▶ _WHAT IS EXPECTED_:
Take the lines from the top down to and including the one with "const yTicks = [0, 250, 500, 750, 1000, 1250, 1500, 1750];" and repeat them exactly. Omit images.

▶ _SOURCE DATA_:
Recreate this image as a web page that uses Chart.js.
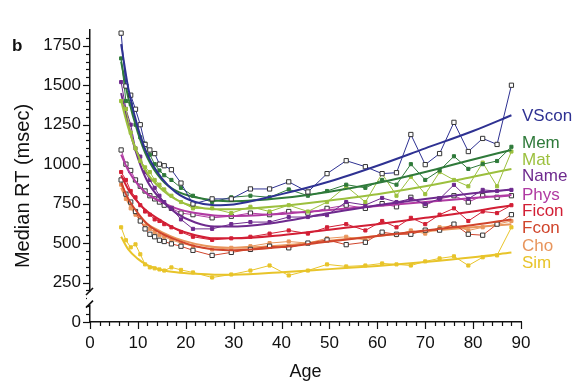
<!DOCTYPE html>
<html>
<head>
<meta charset="utf-8">
<script src="https://cdn.jsdelivr.net/npm/chart.js@4/dist/chart.umd.min.js"></script>
<style>
  html, body { margin: 0; padding: 0; background: #fff; }
  #wrap { width: 576px; height: 383px; }
</style>
</head>
<body>
<div id="wrap"><canvas id="rtChart"></canvas></div>
<script>
// ages of the measured points and of the fitted curves
const ages = [6.5, 7.5, 8.5, 9.5, 10.5, 11.5, 12.5, 13.5, 14.5, 15.5, 17, 19, 21.5, 25.5, 29.5, 33.5,
  37.5, 41.5, 45.5, 49.5, 53.5, 57.5, 61, 64, 67, 70, 73, 76, 79, 82, 85, 88];
const fitAges = [6.5, 8, 10, 12, 15, 18, 22, 26, 30, 40, 50, 60, 70, 80, 88];

const tasks = ["VScon", "Mem", "Mat", "Name", "Phys", "Ficon", "Fcon", "Cho", "Sim"];
const yTicks = [0, 250, 500, 750, 1000, 1250, 1500, 1750];

// median RT (msec), raw points
const vsconRaw = [1830, 1495, 1437, 1348, 1250, 1125, 1090, 1067, 1000, 990, 965, 880, 748, 780, 780, 843,
  843, 888, 824, 940, 1022, 984, 940, 946, 1188, 997, 1067, 1265, 1080, 1163, 1125, 1500];
const memRaw = [1670, 1400, 1380, 1250, 1170, 1130, 1060, 1000, 960, 930, 900, 850, 800, 760, 790, 800,
  790, 840, 800, 830, 870, 850, 900, 870, 1000, 900, 960, 1050, 970, 1000, 1020, 1110];
const matRaw = [1400, 1350, 1200, 1100, 1020, 980, 950, 900, 870, 840, 800, 760, 720, 720, 690, 730,
  700, 740, 700, 760, 860, 760, 940, 800, 920, 810, 950, 900, 860, 1010, 860, 1080];
const nameRaw = [1520, 1350, 1250, 1100, 1048, 950, 900, 850, 800, 760, 720, 650, 590, 590, 620, 633,
  633, 665, 665, 677, 760, 741, 786, 760, 780, 748, 780, 869, 780, 837, 830, 837];
const physRaw = [1090, 1000, 960, 900, 860, 830, 800, 780, 760, 740, 720, 690, 680, 660, 670, 690,
  680, 700, 690, 720, 740, 720, 750, 730, 790, 740, 780, 800, 760, 800, 790, 800];
const ficonRaw = [950, 900, 830, 790, 740, 700, 680, 650, 640, 620, 600, 570, 540, 520, 530, 540,
  560, 580, 560, 600, 620, 580, 640, 600, 660, 620, 680, 720, 640, 700, 690, 740];
const fconRaw = [900, 810, 760, 700, 640, 590, 556, 540, 518, 510, 495, 480, 454, 422, 441, 460,
  480, 470, 500, 520, 490, 505, 569, 556, 556, 582, 582, 620, 556, 550, 620, 680];
const choRaw = [870, 780, 720, 680, 640, 610, 590, 570, 550, 540, 520, 500, 480, 460, 470, 480,
  500, 510, 500, 530, 540, 520, 560, 550, 580, 560, 600, 610, 580, 600, 620, 640];
const simRaw = [600, 518, 473, 492, 429, 365, 346, 340, 333, 326, 346, 330, 314, 282, 301, 326,
  358, 295, 326, 365, 352, 358, 371, 365, 358, 384, 403, 416, 358, 410, 422, 600];

// fitted curves
const vsconFit = [1760, 1480, 1230, 1060, 910, 820, 760, 740, 745, 810, 890, 990, 1100, 1210, 1310];
const memFit = [1650, 1420, 1200, 1040, 900, 830, 790, 770, 765, 785, 825, 880, 950, 1030, 1090];
const matFit = [1400, 1230, 1060, 940, 840, 775, 730, 715, 715, 735, 770, 810, 860, 920, 970];
const nameFit = [1450, 1250, 1040, 890, 770, 690, 630, 605, 605, 635, 690, 740, 780, 815, 840];
const physFit = [1060, 960, 870, 810, 760, 720, 690, 675, 672, 685, 710, 735, 760, 785, 805];
const ficonFit = [930, 840, 760, 700, 640, 590, 550, 530, 530, 550, 585, 620, 660, 700, 740];
const fconFit = [880, 780, 690, 620, 560, 520, 480, 460, 455, 475, 510, 545, 580, 615, 650];
const choFit = [850, 760, 680, 620, 570, 530, 495, 475, 470, 485, 515, 545, 575, 600, 620];
const simFit = [540, 460, 400, 360, 330, 315, 305, 300, 300, 315, 335, 355, 380, 410, 440];

const raws = [vsconRaw, memRaw, matRaw, nameRaw, physRaw, ficonRaw, fconRaw, choRaw, simRaw];
const fits = [vsconFit, memFit, matFit, nameFit, physFit, ficonFit, fconFit, choFit, simFit];

const colors = ["#2e3192", "#2f7a3a", "#9cc03e", "#6e2a8e", "#b03aa2", "#d21f35", "#d0452c", "#e8955c", "#e8c42a"];
const openMarker = [true, false, false, false, true, false, true, false, false];
const labelY = [116, 143, 160, 176, 195, 211, 228, 246, 263];

const FONT = "'Liberation Sans', Arial, Helvetica, sans-serif";

const datasets = [];
tasks.forEach((t, i) => {
  datasets.push({
    label: t + " fit",
    data: fitAges.map((a, j) => ({ x: a, y: fits[i][j] })),
    borderColor: colors[i],
    borderWidth: 2,
    pointRadius: 0,
    cubicInterpolationMode: "monotone",
    fill: false,
  });
  datasets.push({
    label: t,
    data: ages.map((a, j) => ({ x: a, y: raws[i][j] })),
    borderColor: colors[i],
    borderWidth: 1,
    pointStyle: "rect",
    pointRadius: openMarker[i] ? 3 : 2.2,
    pointBorderWidth: 1,
    pointBorderColor: openMarker[i] ? "#333" : colors[i],
    pointBackgroundColor: openMarker[i] ? "#fff" : colors[i],
    tension: 0,
    fill: false,
  });
});

// extra drawing: minor/major ticks, axis break, titles, panel letter and task labels
const decor = {
  id: "decor",
  afterDraw(chart) {
    const c = chart.ctx;
    const xs = chart.scales.x, ys = chart.scales.y;
    const ax = chart.chartArea.left, ay = chart.chartArea.bottom;
    c.save();
    c.strokeStyle = "#111";
    c.lineWidth = 1.2;
    for (let v = 0; v <= 1800; v += 50) {
      const py = Math.round(ys.getPixelForValue(v)) + 0.5;
      const len = v % 250 === 0 ? 7 : 4;
      c.beginPath(); c.moveTo(ax - len, py); c.lineTo(ax, py); c.stroke();
    }
    for (let v = 0; v <= 90; v += 2) {
      const px = Math.round(xs.getPixelForValue(v)) + 0.5;
      const len = v % 10 === 0 ? 7 : 4;
      c.beginPath(); c.moveTo(px, ay); c.lineTo(px, ay + len); c.stroke();
    }
    // axis break
    const b1 = ys.getPixelForValue(190), b2 = ys.getPixelForValue(110);
    c.fillStyle = "#fff";
    c.fillRect(ax - 3, b1, 6, b2 - b1);
    c.lineWidth = 1.6;
    c.beginPath(); c.moveTo(ax - 4, b1 + 3); c.lineTo(ax + 3, b1 - 4); c.stroke();
    c.beginPath(); c.moveTo(ax - 4, b2 + 3); c.lineTo(ax + 3, b2 - 4); c.stroke();
    // y title
    c.fillStyle = "#111";
    c.font = "20px " + FONT;
    c.textAlign = "center";
    c.textBaseline = "middle";
    c.translate(23, 186);
    c.rotate(-Math.PI / 2);
    c.fillText("Median RT (msec)", 0, 0);
    c.setTransform(1, 0, 0, 1, 0, 0);
    // panel letter
    c.font = "bold 17px " + FONT;
    c.textAlign = "left";
    c.fillText("b", 12, 46);
    // task labels
    c.font = "17px " + FONT;
    tasks.forEach((t, i) => {
      c.fillStyle = colors[i];
      c.fillText(t, 522, labelY[i]);
    });
    c.restore();
  }
};

new Chart(document.getElementById("rtChart"), {
  type: "line",
  data: { datasets },
  options: {
    responsive: true,
    maintainAspectRatio: false,
    animation: false,
    layout: { padding: { top: 30, right: 55, left: 0, bottom: 0 } },
    plugins: { legend: { display: false }, tooltip: { enabled: false } },
    scales: {
      x: {
        type: "linear",
        min: 0,
        max: 90,
        afterFit: (s) => { s.height = 61; },
        grid: { display: false, drawTicks: false },
        border: { display: true, color: "#111", width: 1.5 },
        ticks: {
          stepSize: 10,
          padding: 11,
          color: "#111",
          font: { family: FONT, size: 17 },
        },
        title: {
          display: true,
          text: "Age",
          color: "#111",
          padding: { top: 2, bottom: 0 },
          font: { family: FONT, size: 18 },
        },
      },
      y: {
        min: 0,
        max: 1850,
        afterFit: (s) => { s.width = 90; },
        afterBuildTicks: (s) => { s.ticks = yTicks.map((v) => ({ value: v })); },
        grid: { display: false, drawTicks: false },
        border: { display: true, color: "#111", width: 1.5 },
        ticks: {
          padding: 9,
          color: "#111",
          font: { family: FONT, size: 17 },
          callback: (v) => String(v),
        },
      },
    },
  },
  plugins: [decor],
});
</script>
</body>
</html>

▶ _FINISHED TASK_:
Recreate this image as a web page that uses Chart.js.
<!DOCTYPE html>
<html>
<head>
<meta charset="utf-8">
<script src="https://cdn.jsdelivr.net/npm/chart.js@4/dist/chart.umd.min.js"></script>
<style>
  html, body { margin: 0; padding: 0; background: #fff; }
  #wrap { width: 576px; height: 383px; }
</style>
</head>
<body>
<div id="wrap"><canvas id="rtChart"></canvas></div>
<script>
// ages of the measured points and of the fitted curves
const ages = [6.5, 7.5, 8.5, 9.5, 10.5, 11.5, 12.5, 13.5, 14.5, 15.5, 17, 19, 21.5, 25.5, 29.5, 33.5,
  37.5, 41.5, 45.5, 49.5, 53.5, 57.5, 61, 64, 67, 70, 73, 76, 79, 82, 85, 88];
const fitAges = [6.5, 8, 10, 12, 15, 18, 22, 26, 30, 40, 50, 60, 70, 80, 88];

const tasks = ["VScon", "Mem", "Mat", "Name", "Phys", "Ficon", "Fcon", "Cho", "Sim"];
const yTicks = [0, 250, 500, 750, 1000, 1250, 1500, 1750];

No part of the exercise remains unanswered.